* **Exercise aim**: Output the data word for word, dropping every image.

* **Available data**:
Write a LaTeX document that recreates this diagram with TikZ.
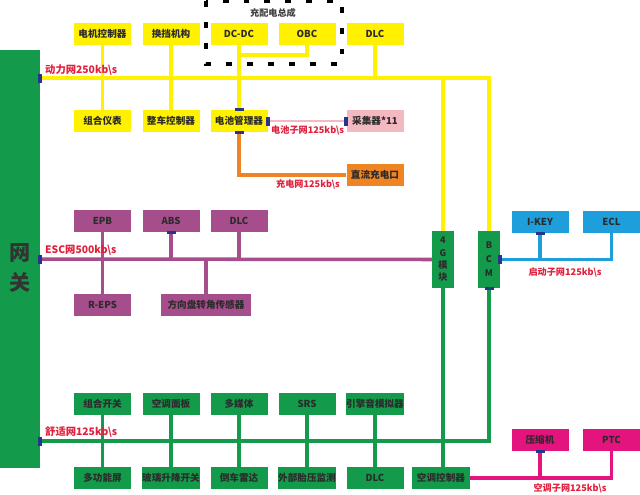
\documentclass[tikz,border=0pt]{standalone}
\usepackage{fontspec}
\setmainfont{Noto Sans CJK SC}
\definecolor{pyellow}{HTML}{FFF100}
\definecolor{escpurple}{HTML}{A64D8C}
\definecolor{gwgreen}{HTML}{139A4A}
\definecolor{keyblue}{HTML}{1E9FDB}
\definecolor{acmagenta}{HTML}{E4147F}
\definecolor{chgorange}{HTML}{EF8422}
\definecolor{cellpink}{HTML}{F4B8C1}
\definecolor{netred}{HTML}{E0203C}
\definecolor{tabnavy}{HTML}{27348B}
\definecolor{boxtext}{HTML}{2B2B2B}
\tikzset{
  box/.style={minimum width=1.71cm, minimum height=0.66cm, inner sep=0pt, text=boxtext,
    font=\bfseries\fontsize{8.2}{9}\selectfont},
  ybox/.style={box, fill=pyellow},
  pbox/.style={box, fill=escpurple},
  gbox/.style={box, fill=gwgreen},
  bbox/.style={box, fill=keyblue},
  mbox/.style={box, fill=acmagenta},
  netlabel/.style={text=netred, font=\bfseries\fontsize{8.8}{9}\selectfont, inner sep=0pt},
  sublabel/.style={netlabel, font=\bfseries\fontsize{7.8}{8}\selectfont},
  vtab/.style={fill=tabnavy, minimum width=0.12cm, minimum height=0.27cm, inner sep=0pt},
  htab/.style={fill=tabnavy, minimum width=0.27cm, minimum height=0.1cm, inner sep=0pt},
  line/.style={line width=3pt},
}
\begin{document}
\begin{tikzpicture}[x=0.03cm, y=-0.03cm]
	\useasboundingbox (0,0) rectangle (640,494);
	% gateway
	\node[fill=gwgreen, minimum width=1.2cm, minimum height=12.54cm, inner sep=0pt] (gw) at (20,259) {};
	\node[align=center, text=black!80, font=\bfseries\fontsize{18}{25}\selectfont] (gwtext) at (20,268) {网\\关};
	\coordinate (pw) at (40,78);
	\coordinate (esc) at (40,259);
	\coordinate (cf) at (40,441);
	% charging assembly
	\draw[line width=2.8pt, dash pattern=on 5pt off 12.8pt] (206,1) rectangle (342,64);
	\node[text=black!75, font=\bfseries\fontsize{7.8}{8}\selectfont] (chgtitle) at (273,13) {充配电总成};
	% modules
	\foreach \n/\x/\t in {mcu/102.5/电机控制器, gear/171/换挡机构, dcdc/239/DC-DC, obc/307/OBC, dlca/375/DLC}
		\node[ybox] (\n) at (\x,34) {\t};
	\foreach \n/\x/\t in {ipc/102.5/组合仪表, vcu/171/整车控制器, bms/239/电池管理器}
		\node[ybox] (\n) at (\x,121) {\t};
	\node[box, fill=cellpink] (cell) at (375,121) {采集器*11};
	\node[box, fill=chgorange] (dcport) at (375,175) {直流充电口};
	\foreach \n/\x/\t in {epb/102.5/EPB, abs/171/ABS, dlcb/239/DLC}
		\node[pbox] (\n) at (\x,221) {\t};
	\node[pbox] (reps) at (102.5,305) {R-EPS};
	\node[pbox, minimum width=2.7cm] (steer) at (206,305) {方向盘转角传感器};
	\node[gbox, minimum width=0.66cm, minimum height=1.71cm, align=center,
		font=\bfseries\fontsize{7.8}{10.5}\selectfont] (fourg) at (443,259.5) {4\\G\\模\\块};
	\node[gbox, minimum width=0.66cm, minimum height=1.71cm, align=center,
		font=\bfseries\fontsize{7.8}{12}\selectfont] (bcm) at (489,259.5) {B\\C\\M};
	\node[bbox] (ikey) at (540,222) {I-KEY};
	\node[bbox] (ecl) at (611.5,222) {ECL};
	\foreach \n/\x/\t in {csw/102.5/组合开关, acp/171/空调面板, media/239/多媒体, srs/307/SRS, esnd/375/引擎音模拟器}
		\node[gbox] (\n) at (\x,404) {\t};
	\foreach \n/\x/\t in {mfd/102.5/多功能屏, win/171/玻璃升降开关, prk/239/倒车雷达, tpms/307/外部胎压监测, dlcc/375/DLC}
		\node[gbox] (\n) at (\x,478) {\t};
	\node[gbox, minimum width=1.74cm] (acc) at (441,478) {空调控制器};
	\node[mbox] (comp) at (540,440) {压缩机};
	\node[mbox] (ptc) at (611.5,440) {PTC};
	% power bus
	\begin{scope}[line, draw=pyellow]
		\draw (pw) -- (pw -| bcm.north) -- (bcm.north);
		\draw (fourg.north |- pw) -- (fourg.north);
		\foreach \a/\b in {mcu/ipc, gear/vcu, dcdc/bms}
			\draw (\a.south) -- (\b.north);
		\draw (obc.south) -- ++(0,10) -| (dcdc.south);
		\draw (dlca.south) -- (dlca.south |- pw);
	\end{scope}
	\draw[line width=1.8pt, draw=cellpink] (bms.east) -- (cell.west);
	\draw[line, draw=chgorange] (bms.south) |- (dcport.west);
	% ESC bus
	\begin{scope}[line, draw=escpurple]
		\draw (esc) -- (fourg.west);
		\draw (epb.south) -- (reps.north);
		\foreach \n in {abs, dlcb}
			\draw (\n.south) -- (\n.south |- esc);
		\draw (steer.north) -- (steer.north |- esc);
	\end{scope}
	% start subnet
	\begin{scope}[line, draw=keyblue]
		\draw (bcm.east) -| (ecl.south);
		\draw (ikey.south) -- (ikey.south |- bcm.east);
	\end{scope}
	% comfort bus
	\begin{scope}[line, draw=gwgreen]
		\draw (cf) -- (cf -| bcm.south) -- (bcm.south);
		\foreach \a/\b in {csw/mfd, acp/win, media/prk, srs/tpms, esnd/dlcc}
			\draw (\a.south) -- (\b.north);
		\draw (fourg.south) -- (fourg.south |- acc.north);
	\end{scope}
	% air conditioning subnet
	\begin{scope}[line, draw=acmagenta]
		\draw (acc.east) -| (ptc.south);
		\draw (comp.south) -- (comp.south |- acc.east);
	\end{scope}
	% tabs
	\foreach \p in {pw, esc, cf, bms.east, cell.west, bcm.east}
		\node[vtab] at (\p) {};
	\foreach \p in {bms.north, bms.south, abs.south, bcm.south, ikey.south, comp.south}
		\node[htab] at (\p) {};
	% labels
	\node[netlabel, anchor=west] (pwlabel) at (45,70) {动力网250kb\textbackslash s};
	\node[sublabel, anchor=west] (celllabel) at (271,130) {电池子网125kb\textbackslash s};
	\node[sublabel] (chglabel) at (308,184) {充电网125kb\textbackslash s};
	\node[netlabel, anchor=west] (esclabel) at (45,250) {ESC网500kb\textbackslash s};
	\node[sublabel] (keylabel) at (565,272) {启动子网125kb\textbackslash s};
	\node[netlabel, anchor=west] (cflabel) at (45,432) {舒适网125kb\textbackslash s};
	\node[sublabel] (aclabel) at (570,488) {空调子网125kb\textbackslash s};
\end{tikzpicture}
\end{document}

* **Output for this task**:
Write a LaTeX document that recreates this diagram with TikZ.
\documentclass[tikz,border=0pt]{standalone}
\usepackage{fontspec}
\setmainfont{Noto Sans CJK SC}
\definecolor{pyellow}{HTML}{FFF100}
\definecolor{escpurple}{HTML}{A64D8C}
\definecolor{gwgreen}{HTML}{139A4A}
\definecolor{keyblue}{HTML}{1E9FDB}
\definecolor{acmagenta}{HTML}{E4147F}
\definecolor{chgorange}{HTML}{EF8422}
\definecolor{cellpink}{HTML}{F4B8C1}
\definecolor{netred}{HTML}{E0203C}
\definecolor{tabnavy}{HTML}{27348B}
\definecolor{boxtext}{HTML}{2B2B2B}
\tikzset{
  box/.style={minimum width=1.71cm, minimum height=0.66cm, inner sep=0pt, text=boxtext,
    font=\bfseries\fontsize{8.2}{9}\selectfont},
  ybox/.style={box, fill=pyellow},
  pbox/.style={box, fill=escpurple},
  gbox/.style={box, fill=gwgreen},
  bbox/.style={box, fill=keyblue},
  mbox/.style={box, fill=acmagenta},
  netlabel/.style={text=netred, font=\bfseries\fontsize{8.8}{9}\selectfont, inner sep=0pt},
  sublabel/.style={netlabel, font=\bfseries\fontsize{7.8}{8}\selectfont},
  vtab/.style={fill=tabnavy, minimum width=0.12cm, minimum height=0.27cm, inner sep=0pt},
  htab/.style={fill=tabnavy, minimum width=0.27cm, minimum height=0.1cm, inner sep=0pt},
  line/.style={line width=3pt},
}
\begin{document}
\begin{tikzpicture}[x=0.03cm, y=-0.03cm]
	\useasboundingbox (0,0) rectangle (640,494);
	% gateway
	\node[fill=gwgreen, minimum width=1.2cm, minimum height=12.54cm, inner sep=0pt] (gw) at (20,259) {};
	\node[align=center, text=black!80, font=\bfseries\fontsize{18}{25}\selectfont] (gwtext) at (20,268) {网\\关};
	\coordinate (pw) at (40,78);
	\coordinate (esc) at (40,259);
	\coordinate (cf) at (40,441);
	% charging assembly
	\draw[line width=2.8pt, dash pattern=on 5pt off 12.8pt] (206,1) rectangle (342,64);
	\node[text=black!75, font=\bfseries\fontsize{7.8}{8}\selectfont] (chgtitle) at (273,13) {充配电总成};
	% modules
	\foreach \n/\x/\t in {mcu/102.5/电机控制器, gear/171/换挡机构, dcdc/239/DC-DC, obc/307/OBC, dlca/375/DLC}
		\node[ybox] (\n) at (\x,34) {\t};
	\foreach \n/\x/\t in {ipc/102.5/组合仪表, vcu/171/整车控制器, bms/239/电池管理器}
		\node[ybox] (\n) at (\x,121) {\t};
	\node[box, fill=cellpink] (cell) at (375,121) {采集器*11};
	\node[box, fill=chgorange] (dcport) at (375,175) {直流充电口};
	\foreach \n/\x/\t in {epb/102.5/EPB, abs/171/ABS, dlcb/239/DLC}
		\node[pbox] (\n) at (\x,221) {\t};
	\node[pbox] (reps) at (102.5,305) {R-EPS};
	\node[pbox, minimum width=2.7cm] (steer) at (206,305) {方向盘转角传感器};
	\node[gbox, minimum width=0.66cm, minimum height=1.71cm, align=center,
		font=\bfseries\fontsize{7.8}{10.5}\selectfont] (fourg) at (443,259.5) {4\\G\\模\\块};
	\node[gbox, minimum width=0.66cm, minimum height=1.71cm, align=center,
		font=\bfseries\fontsize{7.8}{12}\selectfont] (bcm) at (489,259.5) {B\\C\\M};
	\node[bbox] (ikey) at (540,222) {I-KEY};
	\node[bbox] (ecl) at (611.5,222) {ECL};
	\foreach \n/\x/\t in {csw/102.5/组合开关, acp/171/空调面板, media/239/多媒体, srs/307/SRS, esnd/375/引擎音模拟器}
		\node[gbox] (\n) at (\x,404) {\t};
	\foreach \n/\x/\t in {mfd/102.5/多功能屏, win/171/玻璃升降开关, prk/239/倒车雷达, tpms/307/外部胎压监测, dlcc/375/DLC}
		\node[gbox] (\n) at (\x,478) {\t};
	\node[gbox, minimum width=1.74cm] (acc) at (441,478) {空调控制器};
	\node[mbox] (comp) at (540,440) {压缩机};
	\node[mbox] (ptc) at (611.5,440) {PTC};
	% power bus
	\begin{scope}[line, draw=pyellow]
		\draw (pw) -- (pw -| bcm.north) -- (bcm.north);
		\draw (fourg.north |- pw) -- (fourg.north);
		\foreach \a/\b in {mcu/ipc, gear/vcu, dcdc/bms}
			\draw (\a.south) -- (\b.north);
		\draw (obc.south) -- ++(0,10) -| (dcdc.south);
		\draw (dlca.south) -- (dlca.south |- pw);
	\end{scope}
	\draw[line width=1.8pt, draw=cellpink] (bms.east) -- (cell.west);
	\draw[line, draw=chgorange] (bms.south) |- (dcport.west);
	% ESC bus
	\begin{scope}[line, draw=escpurple]
		\draw (esc) -- (fourg.west);
		\draw (epb.south) -- (reps.north);
		\foreach \n in {abs, dlcb}
			\draw (\n.south) -- (\n.south |- esc);
		\draw (steer.north) -- (steer.north |- esc);
	\end{scope}
	% start subnet
	\begin{scope}[line, draw=keyblue]
		\draw (bcm.east) -| (ecl.south);
		\draw (ikey.south) -- (ikey.south |- bcm.east);
	\end{scope}
	% comfort bus
	\begin{scope}[line, draw=gwgreen]
		\draw (cf) -- (cf -| bcm.south) -- (bcm.south);
		\foreach \a/\b in {csw/mfd, acp/win, media/prk, srs/tpms, esnd/dlcc}
			\draw (\a.south) -- (\b.north);
		\draw (fourg.south) -- (fourg.south |- acc.north);
	\end{scope}
	% air conditioning subnet
	\begin{scope}[line, draw=acmagenta]
		\draw (acc.east) -| (ptc.south);
		\draw (comp.south) -- (comp.south |- acc.east);
	\end{scope}
	% tabs
	\foreach \p in {pw, esc, cf, bms.east, cell.west, bcm.east}
		\node[vtab] at (\p) {};
	\foreach \p in {bms.north, bms.south, abs.south, bcm.south, ikey.south, comp.south}
		\node[htab] at (\p) {};
	% labels
	\node[netlabel, anchor=west] (pwlabel) at (45,70) {动力网250kb\textbackslash s};
	\node[sublabel, anchor=west] (celllabel) at (271,130) {电池子网125kb\textbackslash s};
	\node[sublabel] (chglabel) at (308,184) {充电网125kb\textbackslash s};
	\node[netlabel, anchor=west] (esclabel) at (45,250) {ESC网500kb\textbackslash s};
	\node[sublabel] (keylabel) at (565,272) {启动子网125kb\textbackslash s};
	\node[netlabel, anchor=west] (cflabel) at (45,432) {舒适网125kb\textbackslash s};
	\node[sublabel] (aclabel) at (570,488) {空调子网125kb\textbackslash s};
\end{tikzpicture}
\end{document}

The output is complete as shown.